[Data lines]
**********
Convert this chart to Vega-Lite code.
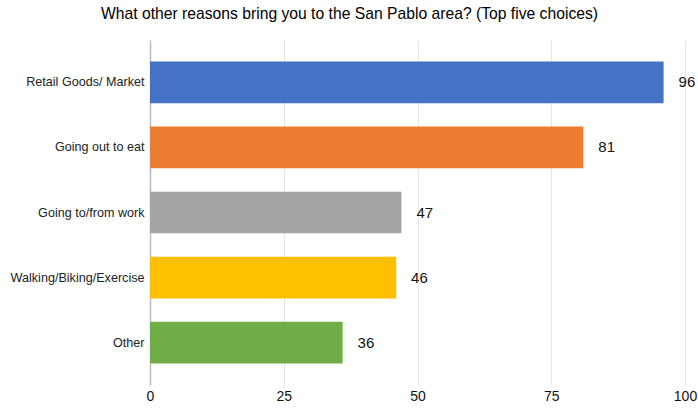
{
  "$schema": "https://vega.github.io/schema/vega-lite/v6.json",
  "autosize": "none",
  "width": 535,
  "height": 345,
  "padding": {"left": 150, "top": 40, "right": 13, "bottom": 23},
  "background": "white",
  "title": {
    "text": "What other reasons bring you to the San Pablo area? (Top five choices)",
    "fontSize": 15.7,
    "fontWeight": "normal",
    "font": "Liberation Sans",
    "color": "#000000",
    "anchor": "middle",
    "dx": -68,
    "offset": 17
  },
  "config": {
    "view": {"stroke": null},
    "font": "Liberation Sans"
  },
  "data": {
    "values": [
      {"reason": "Retail Goods/ Market", "count": 96, "color": "#4472C4"},
      {"reason": "Going out to eat", "count": 81, "color": "#ED7D31"},
      {"reason": "Going to/from work", "count": 47, "color": "#A5A5A5"},
      {"reason": "Walking/Biking/Exercise", "count": 46, "color": "#FFC000"},
      {"reason": "Other", "count": 36, "color": "#70AD47"}
    ]
  },
  "encoding": {
    "y": {
      "field": "reason",
      "type": "nominal",
      "sort": null,
      "scale": {"paddingInner": 0.36, "paddingOuter": 0.33},
      "axis": {
        "title": null,
        "ticks": false,
        "labelPadding": 6,
        "labelFontSize": 12.6,
        "labelColor": "#222222",
        "domainColor": "#bbbbbb",
        "domainWidth": 1.5,
        "labelLimit": 200
      }
    },
    "x": {
      "field": "count",
      "type": "quantitative",
      "scale": {"domain": [0, 100], "nice": false},
      "axis": {
        "title": null,
        "values": [0, 25, 50, 75, 100],
        "ticks": false,
        "domain": false,
        "labelPadding": 4,
        "labelFontSize": 14,
        "labelColor": "#111111",
        "gridColor": "#e4e4e4",
        "labelFlush": false
      }
    }
  },
  "layer": [
    {
      "mark": {"type": "bar"},
      "encoding": {
        "color": {"field": "color", "type": "nominal", "scale": null}
      }
    },
    {
      "mark": {"type": "text", "align": "left", "dx": 15, "fontSize": 15, "color": "#111111"},
      "encoding": {
        "text": {"field": "count", "type": "quantitative"}
      }
    }
  ]
}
**********
[Set exercise] Leaving out the pictures, repeat the data above exactly.

[Completed exercise]
Convert this chart to Vega-Lite code.
{
  "$schema": "https://vega.github.io/schema/vega-lite/v6.json",
  "autosize": "none",
  "width": 535,
  "height": 345,
  "padding": {"left": 150, "top": 40, "right": 13, "bottom": 23},
  "background": "white",
  "title": {
    "text": "What other reasons bring you to the San Pablo area? (Top five choices)",
    "fontSize": 15.7,
    "fontWeight": "normal",
    "font": "Liberation Sans",
    "color": "#000000",
    "anchor": "middle",
    "dx": -68,
    "offset": 17
  },
  "config": {
    "view": {"stroke": null},
    "font": "Liberation Sans"
  },
  "data": {
    "values": [
      {"reason": "Retail Goods/ Market", "count": 96, "color": "#4472C4"},
      {"reason": "Going out to eat", "count": 81, "color": "#ED7D31"},
      {"reason": "Going to/from work", "count": 47, "color": "#A5A5A5"},
      {"reason": "Walking/Biking/Exercise", "count": 46, "color": "#FFC000"},
      {"reason": "Other", "count": 36, "color": "#70AD47"}
    ]
  },
  "encoding": {
    "y": {
      "field": "reason",
      "type": "nominal",
      "sort": null,
      "scale": {"paddingInner": 0.36, "paddingOuter": 0.33},
      "axis": {
        "title": null,
        "ticks": false,
        "labelPadding": 6,
        "labelFontSize": 12.6,
        "labelColor": "#222222",
        "domainColor": "#bbbbbb",
        "domainWidth": 1.5,
        "labelLimit": 200
      }
    },
    "x": {
      "field": "count",
      "type": "quantitative",
      "scale": {"domain": [0, 100], "nice": false},
      "axis": {
        "title": null,
        "values": [0, 25, 50, 75, 100],
        "ticks": false,
        "domain": false,
        "labelPadding": 4,
        "labelFontSize": 14,
        "labelColor": "#111111",
        "gridColor": "#e4e4e4",
        "labelFlush": false
      }
    }
  },
  "layer": [
    {
      "mark": {"type": "bar"},
      "encoding": {
        "color": {"field": "color", "type": "nominal", "scale": null}
      }
    },
    {
      "mark": {"type": "text", "align": "left", "dx": 15, "fontSize": 15, "color": "#111111"},
      "encoding": {
        "text": {"field": "count", "type": "quantitative"}
      }
    }
  ]
}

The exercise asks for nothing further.